--- Start of COLLECTED MATERIAL ---

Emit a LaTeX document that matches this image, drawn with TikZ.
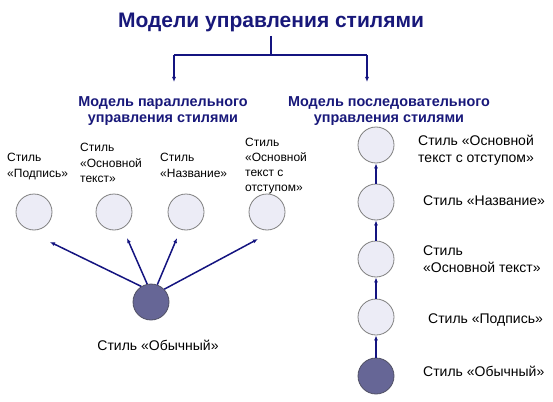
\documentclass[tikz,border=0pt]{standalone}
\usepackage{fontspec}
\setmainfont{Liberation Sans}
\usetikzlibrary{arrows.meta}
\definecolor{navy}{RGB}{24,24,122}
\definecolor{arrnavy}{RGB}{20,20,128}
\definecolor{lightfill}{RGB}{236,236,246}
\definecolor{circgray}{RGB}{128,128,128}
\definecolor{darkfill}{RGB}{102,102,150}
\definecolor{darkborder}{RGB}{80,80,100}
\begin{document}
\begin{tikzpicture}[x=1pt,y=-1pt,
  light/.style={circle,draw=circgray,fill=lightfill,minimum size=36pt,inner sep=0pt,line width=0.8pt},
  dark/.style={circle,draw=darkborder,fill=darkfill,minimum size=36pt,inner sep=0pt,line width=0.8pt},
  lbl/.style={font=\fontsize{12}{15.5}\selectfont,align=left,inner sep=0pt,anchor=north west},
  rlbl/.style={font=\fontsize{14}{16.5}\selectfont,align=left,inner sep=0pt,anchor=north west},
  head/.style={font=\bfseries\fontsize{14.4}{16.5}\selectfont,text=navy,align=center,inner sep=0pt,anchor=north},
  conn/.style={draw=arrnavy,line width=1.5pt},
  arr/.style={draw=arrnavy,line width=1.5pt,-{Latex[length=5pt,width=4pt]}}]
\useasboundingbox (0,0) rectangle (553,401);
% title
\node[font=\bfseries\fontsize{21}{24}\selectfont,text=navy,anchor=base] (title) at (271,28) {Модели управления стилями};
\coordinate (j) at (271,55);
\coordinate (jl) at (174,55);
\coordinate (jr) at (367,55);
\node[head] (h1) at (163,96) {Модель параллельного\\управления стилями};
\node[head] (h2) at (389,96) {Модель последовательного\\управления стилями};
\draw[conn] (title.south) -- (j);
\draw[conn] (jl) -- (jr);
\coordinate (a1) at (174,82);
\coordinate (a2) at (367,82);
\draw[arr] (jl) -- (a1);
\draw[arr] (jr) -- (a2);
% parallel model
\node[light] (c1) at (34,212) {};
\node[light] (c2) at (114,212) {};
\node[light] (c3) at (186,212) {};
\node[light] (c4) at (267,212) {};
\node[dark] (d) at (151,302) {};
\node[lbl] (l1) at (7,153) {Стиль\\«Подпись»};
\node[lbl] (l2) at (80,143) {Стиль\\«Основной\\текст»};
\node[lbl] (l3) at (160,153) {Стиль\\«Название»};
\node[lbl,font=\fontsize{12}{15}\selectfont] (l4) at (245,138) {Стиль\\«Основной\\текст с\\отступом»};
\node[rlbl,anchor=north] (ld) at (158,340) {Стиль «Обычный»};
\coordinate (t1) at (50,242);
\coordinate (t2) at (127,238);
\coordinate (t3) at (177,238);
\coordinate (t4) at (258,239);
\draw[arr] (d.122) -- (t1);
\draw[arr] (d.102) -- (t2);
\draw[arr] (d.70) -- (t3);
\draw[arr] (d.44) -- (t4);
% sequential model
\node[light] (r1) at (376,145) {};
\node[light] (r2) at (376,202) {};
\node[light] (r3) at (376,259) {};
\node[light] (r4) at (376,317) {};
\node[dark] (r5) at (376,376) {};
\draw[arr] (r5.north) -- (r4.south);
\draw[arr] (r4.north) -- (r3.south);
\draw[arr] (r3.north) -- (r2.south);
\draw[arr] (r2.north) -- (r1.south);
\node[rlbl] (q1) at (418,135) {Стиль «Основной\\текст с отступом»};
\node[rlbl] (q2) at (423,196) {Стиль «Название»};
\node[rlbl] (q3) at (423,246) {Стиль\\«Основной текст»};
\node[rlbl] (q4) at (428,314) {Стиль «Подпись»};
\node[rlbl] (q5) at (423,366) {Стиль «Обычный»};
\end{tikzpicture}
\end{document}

--- End of COLLECTED MATERIAL ---

Copy every line above word for word and exclude the pictures.

Emit a LaTeX document that matches this image, drawn with TikZ.
\documentclass[tikz,border=0pt]{standalone}
\usepackage{fontspec}
\setmainfont{Liberation Sans}
\usetikzlibrary{arrows.meta}
\definecolor{navy}{RGB}{24,24,122}
\definecolor{arrnavy}{RGB}{20,20,128}
\definecolor{lightfill}{RGB}{236,236,246}
\definecolor{circgray}{RGB}{128,128,128}
\definecolor{darkfill}{RGB}{102,102,150}
\definecolor{darkborder}{RGB}{80,80,100}
\begin{document}
\begin{tikzpicture}[x=1pt,y=-1pt,
  light/.style={circle,draw=circgray,fill=lightfill,minimum size=36pt,inner sep=0pt,line width=0.8pt},
  dark/.style={circle,draw=darkborder,fill=darkfill,minimum size=36pt,inner sep=0pt,line width=0.8pt},
  lbl/.style={font=\fontsize{12}{15.5}\selectfont,align=left,inner sep=0pt,anchor=north west},
  rlbl/.style={font=\fontsize{14}{16.5}\selectfont,align=left,inner sep=0pt,anchor=north west},
  head/.style={font=\bfseries\fontsize{14.4}{16.5}\selectfont,text=navy,align=center,inner sep=0pt,anchor=north},
  conn/.style={draw=arrnavy,line width=1.5pt},
  arr/.style={draw=arrnavy,line width=1.5pt,-{Latex[length=5pt,width=4pt]}}]
\useasboundingbox (0,0) rectangle (553,401);
% title
\node[font=\bfseries\fontsize{21}{24}\selectfont,text=navy,anchor=base] (title) at (271,28) {Модели управления стилями};
\coordinate (j) at (271,55);
\coordinate (jl) at (174,55);
\coordinate (jr) at (367,55);
\node[head] (h1) at (163,96) {Модель параллельного\\управления стилями};
\node[head] (h2) at (389,96) {Модель последовательного\\управления стилями};
\draw[conn] (title.south) -- (j);
\draw[conn] (jl) -- (jr);
\coordinate (a1) at (174,82);
\coordinate (a2) at (367,82);
\draw[arr] (jl) -- (a1);
\draw[arr] (jr) -- (a2);
% parallel model
\node[light] (c1) at (34,212) {};
\node[light] (c2) at (114,212) {};
\node[light] (c3) at (186,212) {};
\node[light] (c4) at (267,212) {};
\node[dark] (d) at (151,302) {};
\node[lbl] (l1) at (7,153) {Стиль\\«Подпись»};
\node[lbl] (l2) at (80,143) {Стиль\\«Основной\\текст»};
\node[lbl] (l3) at (160,153) {Стиль\\«Название»};
\node[lbl,font=\fontsize{12}{15}\selectfont] (l4) at (245,138) {Стиль\\«Основной\\текст с\\отступом»};
\node[rlbl,anchor=north] (ld) at (158,340) {Стиль «Обычный»};
\coordinate (t1) at (50,242);
\coordinate (t2) at (127,238);
\coordinate (t3) at (177,238);
\coordinate (t4) at (258,239);
\draw[arr] (d.122) -- (t1);
\draw[arr] (d.102) -- (t2);
\draw[arr] (d.70) -- (t3);
\draw[arr] (d.44) -- (t4);
% sequential model
\node[light] (r1) at (376,145) {};
\node[light] (r2) at (376,202) {};
\node[light] (r3) at (376,259) {};
\node[light] (r4) at (376,317) {};
\node[dark] (r5) at (376,376) {};
\draw[arr] (r5.north) -- (r4.south);
\draw[arr] (r4.north) -- (r3.south);
\draw[arr] (r3.north) -- (r2.south);
\draw[arr] (r2.north) -- (r1.south);
\node[rlbl] (q1) at (418,135) {Стиль «Основной\\текст с отступом»};
\node[rlbl] (q2) at (423,196) {Стиль «Название»};
\node[rlbl] (q3) at (423,246) {Стиль\\«Основной текст»};
\node[rlbl] (q4) at (428,314) {Стиль «Подпись»};
\node[rlbl] (q5) at (423,366) {Стиль «Обычный»};
\end{tikzpicture}
\end{document}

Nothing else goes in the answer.